• GIVEN REQUEST: Skipping all pictures, set down the lines of the listing from the first through the one with "ax.set_ylim(vals.min() - py, vals.max()".

** start SUPPLIED INFORMATION **

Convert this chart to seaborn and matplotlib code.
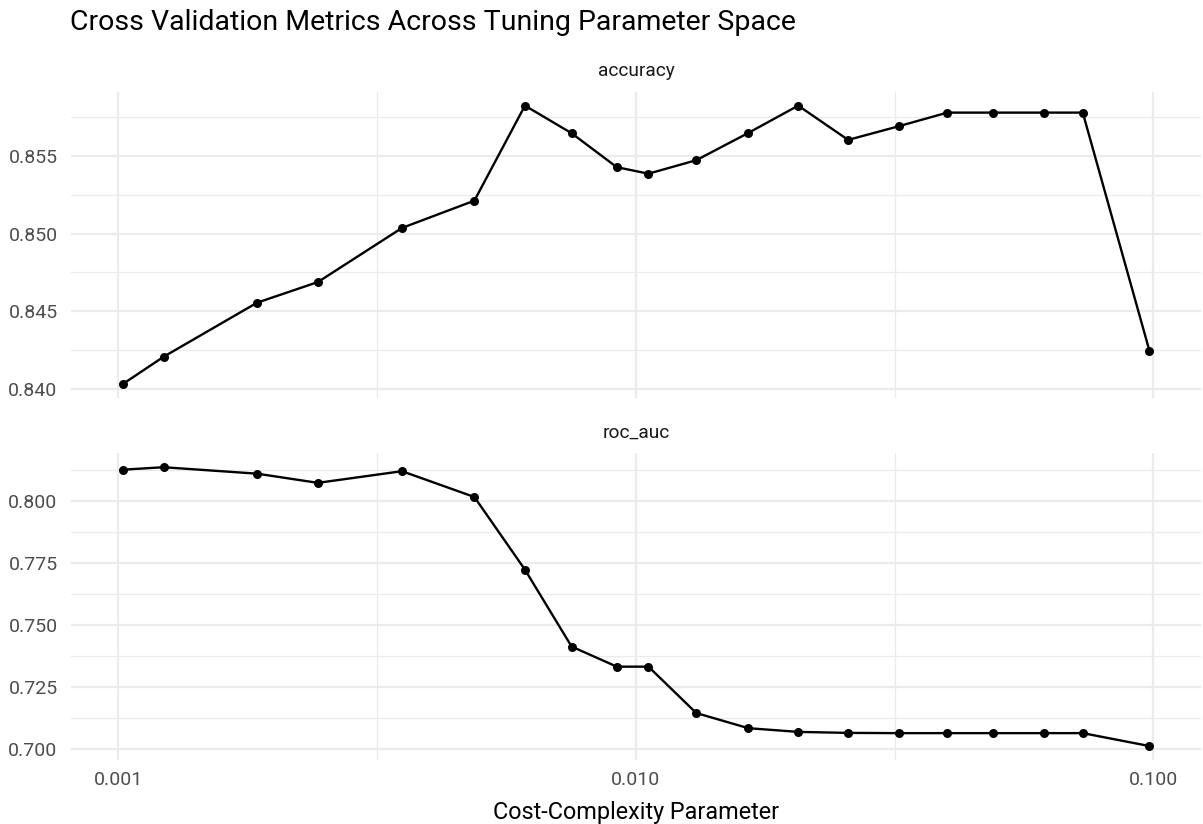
import numpy as np
import pandas as pd
import matplotlib
matplotlib.use("Agg")
import matplotlib.pyplot as plt
from matplotlib.ticker import FixedLocator, NullFormatter, FixedFormatter
import seaborn as sns

# ---- data ----
cost_complexity = [0.00102, 0.001223, 0.001854, 0.00243, 0.003533, 0.004876,
                   0.006107, 0.007516, 0.00919, 0.01058, 0.01309, 0.0165,
                   0.0206, 0.02573, 0.03222, 0.03999, 0.04907, 0.0614,
                   0.07308, 0.0983]
accuracy = [0.8403, 0.84206, 0.84555, 0.84688, 0.85037, 0.85213, 0.85826,
            0.85648, 0.85429, 0.85387, 0.85474, 0.8565, 0.85826, 0.85605,
            0.85693, 0.85781, 0.85781, 0.85781, 0.85781, 0.84246]
roc_auc = [0.8125, 0.8135, 0.8109, 0.8072, 0.8119, 0.8015, 0.7722, 0.7412,
           0.7331, 0.7331, 0.7144, 0.7083, 0.7068, 0.7064, 0.7063, 0.7063,
           0.7063, 0.7063, 0.7063, 0.7011]
metrics = ["accuracy", "roc_auc"]
x_ticks = [0.001, 0.01, 0.1]
x_tick_labels = ["0.001", "0.010", "0.100"]
acc_ticks = [0.840, 0.845, 0.850, 0.855]
roc_ticks = [0.700, 0.725, 0.750, 0.775, 0.800]

df = pd.DataFrame({
    "cost": cost_complexity * 2,
    "mean": accuracy + roc_auc,
    "metric": ["accuracy"] * len(accuracy) + ["roc_auc"] * len(roc_auc),
})

sns.set_theme(style="white")
plt.rcParams["font.family"] = ["Roboto", "DejaVu Sans"]

GRID = "#EBEBEB"
fig = plt.figure(figsize=(12.03, 8.24), dpi=100)
ax1 = fig.add_axes([0.0594, 0.5170, 0.9387, 0.3717])
ax2 = fig.add_axes([0.0594, 0.0777, 0.9387, 0.3722])

lx = np.log10(cost_complexity)
pad_x = 0.05 * (lx.max() - lx.min())
xlim = (10 ** (lx.min() - pad_x), 10 ** (lx.max() + pad_x))

for ax, metric, yt in [(ax1, "accuracy", acc_ticks), (ax2, "roc_auc", roc_ticks)]:
    sub = df[df["metric"] == metric]
    sns.lineplot(data=sub, x="cost", y="mean", color="black", linewidth=1.7,
                 marker="o", markersize=6.5, markeredgewidth=0, ax=ax,
                 legend=False)
    ax.set_xscale("log")
    ax.set_xlim(*xlim)
    vals = sub["mean"].to_numpy()
    py = 0.05 * (vals.max() - vals.min())
    ax.set_ylim(vals.min() - py, vals.max() + py)

    ax.xaxis.set_major_locator(FixedLocator(x_ticks))
    ax.xaxis.set_major_formatter(FixedFormatter(x_tick_labels))
    ax.xaxis.set_minor_locator(FixedLocator([10 ** -2.5, 10 ** -1.5]))
    ax.xaxis.set_minor_formatter(NullFormatter())
    step = yt[1] - yt[0]
    ax.yaxis.set_major_locator(FixedLocator(yt))
    ax.yaxis.set_major_formatter(FixedFormatter([f"{v:.3f}" for v in yt]))
    ax.yaxis.set_minor_locator(FixedLocator([v + step / 2 for v in yt]))
    ax.yaxis.set_minor_formatter(NullFormatter())

    ax.grid(which="major", color=GRID, linewidth=1.6)
    ax.grid(which="minor", color=GRID, linewidth=0.9)
    ax.set_axisbelow(True)
    for s in ax.spines.values():
        s.set_visible(False)
    ax.tick_params(which="both", length=0)
    ax.tick_params(axis="y", labelsize=14, labelcolor="#4D4D4D", pad=10)
    ax.tick_params(axis="x", labelsize=14, labelcolor="#4D4D4D", pad=8)
    ax.set_xlabel("")
    ax.set_ylabel("")

ax1.tick_params(axis="x", labelbottom=False)

fig.text(0.5287, 1 - 76 / 824, "accuracy", ha="center", va="baseline",
         fontsize=13.8, color="#1A1A1A")
fig.text(0.5287, 1 - 437.6 / 824, "roc_auc", ha="center", va="baseline",
         fontsize=13.8, color="#1A1A1A")
fig.text(0.058, 1 - 30 / 824, "Cross Validation Metrics Across Tuning Parameter Space",
         ha="left", va="baseline", fontsize=20.5, color="black")
fig.text(0.5287, 1 - 819 / 824, "Cost-Complexity Parameter", ha="center",
         va="baseline", fontsize=16.8, color="black")

fig.savefig("out.png", dpi=100)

** end SUPPLIED INFORMATION **

• ANSWER BELOW:
Convert this chart to seaborn and matplotlib code.
import numpy as np
import pandas as pd
import matplotlib
matplotlib.use("Agg")
import matplotlib.pyplot as plt
from matplotlib.ticker import FixedLocator, NullFormatter, FixedFormatter
import seaborn as sns

# ---- data ----
cost_complexity = [0.00102, 0.001223, 0.001854, 0.00243, 0.003533, 0.004876,
                   0.006107, 0.007516, 0.00919, 0.01058, 0.01309, 0.0165,
                   0.0206, 0.02573, 0.03222, 0.03999, 0.04907, 0.0614,
                   0.07308, 0.0983]
accuracy = [0.8403, 0.84206, 0.84555, 0.84688, 0.85037, 0.85213, 0.85826,
            0.85648, 0.85429, 0.85387, 0.85474, 0.8565, 0.85826, 0.85605,
            0.85693, 0.85781, 0.85781, 0.85781, 0.85781, 0.84246]
roc_auc = [0.8125, 0.8135, 0.8109, 0.8072, 0.8119, 0.8015, 0.7722, 0.7412,
           0.7331, 0.7331, 0.7144, 0.7083, 0.7068, 0.7064, 0.7063, 0.7063,
           0.7063, 0.7063, 0.7063, 0.7011]
metrics = ["accuracy", "roc_auc"]
x_ticks = [0.001, 0.01, 0.1]
x_tick_labels = ["0.001", "0.010", "0.100"]
acc_ticks = [0.840, 0.845, 0.850, 0.855]
roc_ticks = [0.700, 0.725, 0.750, 0.775, 0.800]

df = pd.DataFrame({
    "cost": cost_complexity * 2,
    "mean": accuracy + roc_auc,
    "metric": ["accuracy"] * len(accuracy) + ["roc_auc"] * len(roc_auc),
})

sns.set_theme(style="white")
plt.rcParams["font.family"] = ["Roboto", "DejaVu Sans"]

GRID = "#EBEBEB"
fig = plt.figure(figsize=(12.03, 8.24), dpi=100)
ax1 = fig.add_axes([0.0594, 0.5170, 0.9387, 0.3717])
ax2 = fig.add_axes([0.0594, 0.0777, 0.9387, 0.3722])

lx = np.log10(cost_complexity)
pad_x = 0.05 * (lx.max() - lx.min())
xlim = (10 ** (lx.min() - pad_x), 10 ** (lx.max() + pad_x))

for ax, metric, yt in [(ax1, "accuracy", acc_ticks), (ax2, "roc_auc", roc_ticks)]:
    sub = df[df["metric"] == metric]
    sns.lineplot(data=sub, x="cost", y="mean", color="black", linewidth=1.7,
                 marker="o", markersize=6.5, markeredgewidth=0, ax=ax,
                 legend=False)
    ax.set_xscale("log")
    ax.set_xlim(*xlim)
    vals = sub["mean"].to_numpy()
    py = 0.05 * (vals.max() - vals.min())
    ax.set_ylim(vals.min() - py, vals.max() + py)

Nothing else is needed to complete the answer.